### TASK PROMPT
In the records below, find the line containing "Rebuild this diagram" and the line containing "(0,0) rectangle (1072,1439);". Give again exactly those lines and every line between them, omitting the pictures.

### ENTRIES SHOWN
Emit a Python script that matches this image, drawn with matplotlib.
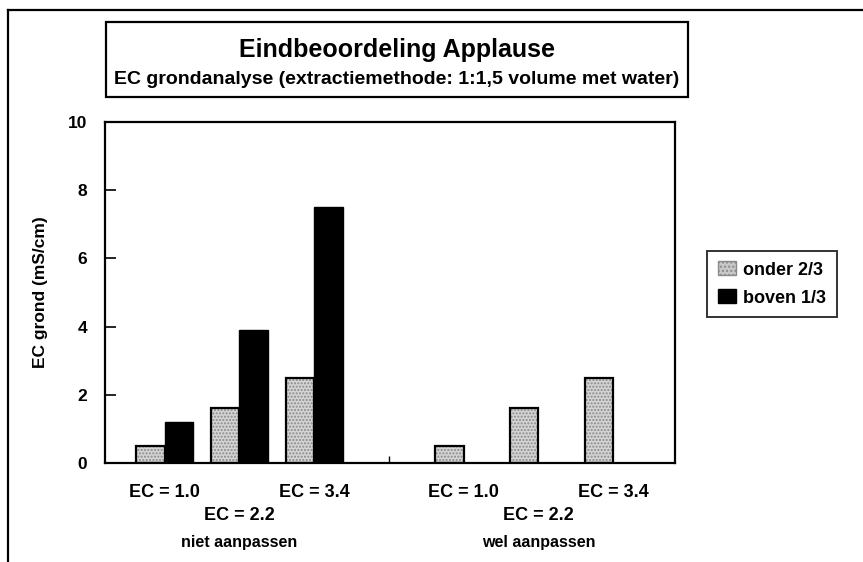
* * *
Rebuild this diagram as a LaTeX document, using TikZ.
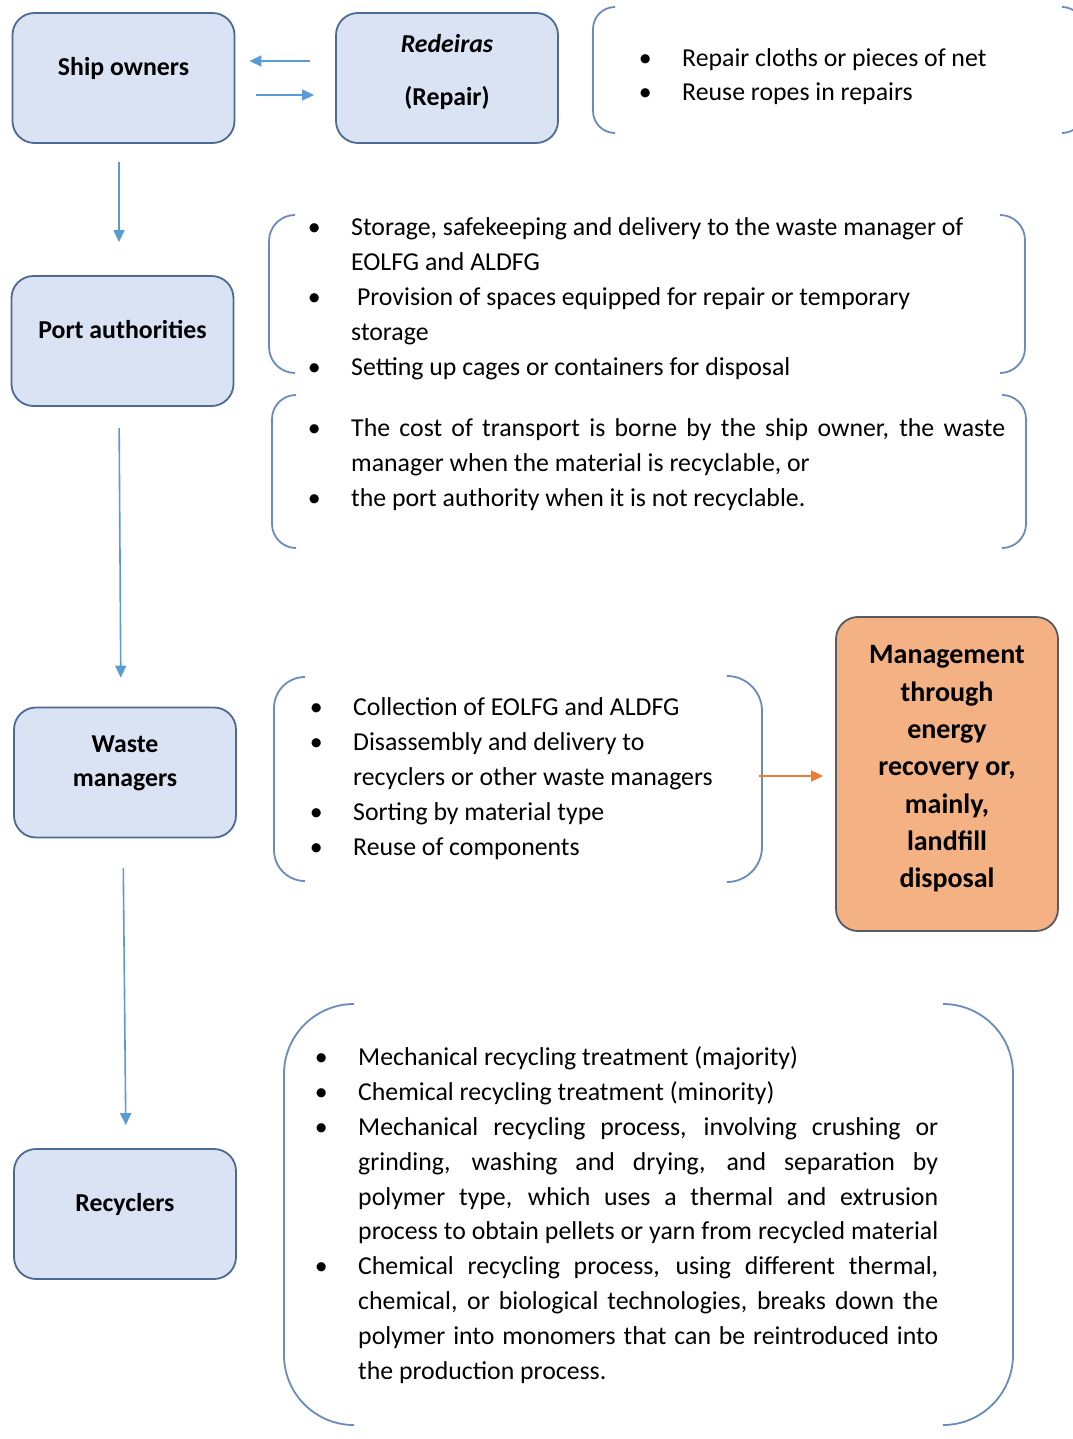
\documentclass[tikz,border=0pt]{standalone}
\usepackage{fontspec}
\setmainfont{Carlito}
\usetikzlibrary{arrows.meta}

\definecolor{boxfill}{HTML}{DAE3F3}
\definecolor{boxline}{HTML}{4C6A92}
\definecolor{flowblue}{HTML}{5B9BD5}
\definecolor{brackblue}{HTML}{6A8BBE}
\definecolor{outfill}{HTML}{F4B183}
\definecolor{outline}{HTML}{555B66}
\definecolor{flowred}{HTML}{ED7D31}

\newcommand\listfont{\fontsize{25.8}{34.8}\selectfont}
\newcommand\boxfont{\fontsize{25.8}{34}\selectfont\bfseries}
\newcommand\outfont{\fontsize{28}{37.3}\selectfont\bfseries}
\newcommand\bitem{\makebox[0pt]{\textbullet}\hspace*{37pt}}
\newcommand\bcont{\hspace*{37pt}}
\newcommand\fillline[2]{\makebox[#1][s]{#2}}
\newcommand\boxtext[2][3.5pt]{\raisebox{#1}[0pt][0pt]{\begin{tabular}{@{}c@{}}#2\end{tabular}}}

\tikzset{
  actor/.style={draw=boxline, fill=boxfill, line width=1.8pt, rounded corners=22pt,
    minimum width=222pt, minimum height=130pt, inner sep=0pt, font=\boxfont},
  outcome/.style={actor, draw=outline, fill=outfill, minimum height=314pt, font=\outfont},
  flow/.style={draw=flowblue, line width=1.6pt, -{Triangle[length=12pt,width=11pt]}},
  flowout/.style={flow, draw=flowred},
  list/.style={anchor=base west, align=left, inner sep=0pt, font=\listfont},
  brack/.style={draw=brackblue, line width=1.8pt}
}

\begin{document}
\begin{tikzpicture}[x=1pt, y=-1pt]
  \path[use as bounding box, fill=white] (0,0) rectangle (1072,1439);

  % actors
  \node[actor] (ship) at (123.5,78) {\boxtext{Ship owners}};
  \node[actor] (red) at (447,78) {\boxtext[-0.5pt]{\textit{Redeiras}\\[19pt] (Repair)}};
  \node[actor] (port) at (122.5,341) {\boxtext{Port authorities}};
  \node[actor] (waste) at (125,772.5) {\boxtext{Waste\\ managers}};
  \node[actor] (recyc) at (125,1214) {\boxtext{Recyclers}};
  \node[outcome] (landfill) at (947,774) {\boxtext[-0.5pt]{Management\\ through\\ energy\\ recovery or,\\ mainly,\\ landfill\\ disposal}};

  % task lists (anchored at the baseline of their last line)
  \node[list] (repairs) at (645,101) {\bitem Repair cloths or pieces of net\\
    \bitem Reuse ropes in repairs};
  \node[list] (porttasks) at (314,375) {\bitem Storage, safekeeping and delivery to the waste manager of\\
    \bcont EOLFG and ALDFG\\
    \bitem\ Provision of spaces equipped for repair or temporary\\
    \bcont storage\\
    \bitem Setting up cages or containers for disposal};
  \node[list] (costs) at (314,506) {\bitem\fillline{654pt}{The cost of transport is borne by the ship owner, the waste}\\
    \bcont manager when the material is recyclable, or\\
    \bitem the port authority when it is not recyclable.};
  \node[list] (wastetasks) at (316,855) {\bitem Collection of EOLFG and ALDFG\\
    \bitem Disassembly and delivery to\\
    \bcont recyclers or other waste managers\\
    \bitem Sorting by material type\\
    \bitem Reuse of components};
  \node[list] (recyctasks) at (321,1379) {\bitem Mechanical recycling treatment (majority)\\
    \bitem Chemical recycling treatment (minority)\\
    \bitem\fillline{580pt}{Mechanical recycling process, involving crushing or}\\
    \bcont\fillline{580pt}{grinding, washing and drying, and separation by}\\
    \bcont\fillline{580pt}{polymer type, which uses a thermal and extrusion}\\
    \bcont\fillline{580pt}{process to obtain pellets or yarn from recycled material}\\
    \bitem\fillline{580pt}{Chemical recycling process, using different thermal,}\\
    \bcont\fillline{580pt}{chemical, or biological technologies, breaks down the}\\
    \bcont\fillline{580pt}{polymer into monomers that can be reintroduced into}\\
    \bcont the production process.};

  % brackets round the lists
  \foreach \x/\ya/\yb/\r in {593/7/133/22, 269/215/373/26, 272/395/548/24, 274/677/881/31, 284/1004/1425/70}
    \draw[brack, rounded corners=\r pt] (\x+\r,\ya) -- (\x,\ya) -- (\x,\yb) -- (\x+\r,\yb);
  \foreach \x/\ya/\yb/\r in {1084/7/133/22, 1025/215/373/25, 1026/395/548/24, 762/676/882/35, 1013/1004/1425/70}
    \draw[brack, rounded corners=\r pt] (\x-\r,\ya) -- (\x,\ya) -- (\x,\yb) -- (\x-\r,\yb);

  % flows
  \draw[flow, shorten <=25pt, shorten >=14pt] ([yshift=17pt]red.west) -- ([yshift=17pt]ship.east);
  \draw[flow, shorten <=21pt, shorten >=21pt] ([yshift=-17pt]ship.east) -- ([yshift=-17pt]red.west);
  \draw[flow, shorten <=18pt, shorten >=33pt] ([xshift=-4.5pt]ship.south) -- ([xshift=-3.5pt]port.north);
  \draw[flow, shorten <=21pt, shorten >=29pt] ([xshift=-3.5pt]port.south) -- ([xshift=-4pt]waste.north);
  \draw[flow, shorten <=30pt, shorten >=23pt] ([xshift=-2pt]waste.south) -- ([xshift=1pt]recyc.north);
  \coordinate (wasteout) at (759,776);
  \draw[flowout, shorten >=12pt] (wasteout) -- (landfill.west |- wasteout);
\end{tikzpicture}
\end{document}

### FINISHED TASK
Rebuild this diagram as a LaTeX document, using TikZ.
\documentclass[tikz,border=0pt]{standalone}
\usepackage{fontspec}
\setmainfont{Carlito}
\usetikzlibrary{arrows.meta}

\definecolor{boxfill}{HTML}{DAE3F3}
\definecolor{boxline}{HTML}{4C6A92}
\definecolor{flowblue}{HTML}{5B9BD5}
\definecolor{brackblue}{HTML}{6A8BBE}
\definecolor{outfill}{HTML}{F4B183}
\definecolor{outline}{HTML}{555B66}
\definecolor{flowred}{HTML}{ED7D31}

\newcommand\listfont{\fontsize{25.8}{34.8}\selectfont}
\newcommand\boxfont{\fontsize{25.8}{34}\selectfont\bfseries}
\newcommand\outfont{\fontsize{28}{37.3}\selectfont\bfseries}
\newcommand\bitem{\makebox[0pt]{\textbullet}\hspace*{37pt}}
\newcommand\bcont{\hspace*{37pt}}
\newcommand\fillline[2]{\makebox[#1][s]{#2}}
\newcommand\boxtext[2][3.5pt]{\raisebox{#1}[0pt][0pt]{\begin{tabular}{@{}c@{}}#2\end{tabular}}}

\tikzset{
  actor/.style={draw=boxline, fill=boxfill, line width=1.8pt, rounded corners=22pt,
    minimum width=222pt, minimum height=130pt, inner sep=0pt, font=\boxfont},
  outcome/.style={actor, draw=outline, fill=outfill, minimum height=314pt, font=\outfont},
  flow/.style={draw=flowblue, line width=1.6pt, -{Triangle[length=12pt,width=11pt]}},
  flowout/.style={flow, draw=flowred},
  list/.style={anchor=base west, align=left, inner sep=0pt, font=\listfont},
  brack/.style={draw=brackblue, line width=1.8pt}
}

\begin{document}
\begin{tikzpicture}[x=1pt, y=-1pt]
  \path[use as bounding box, fill=white] (0,0) rectangle (1072,1439);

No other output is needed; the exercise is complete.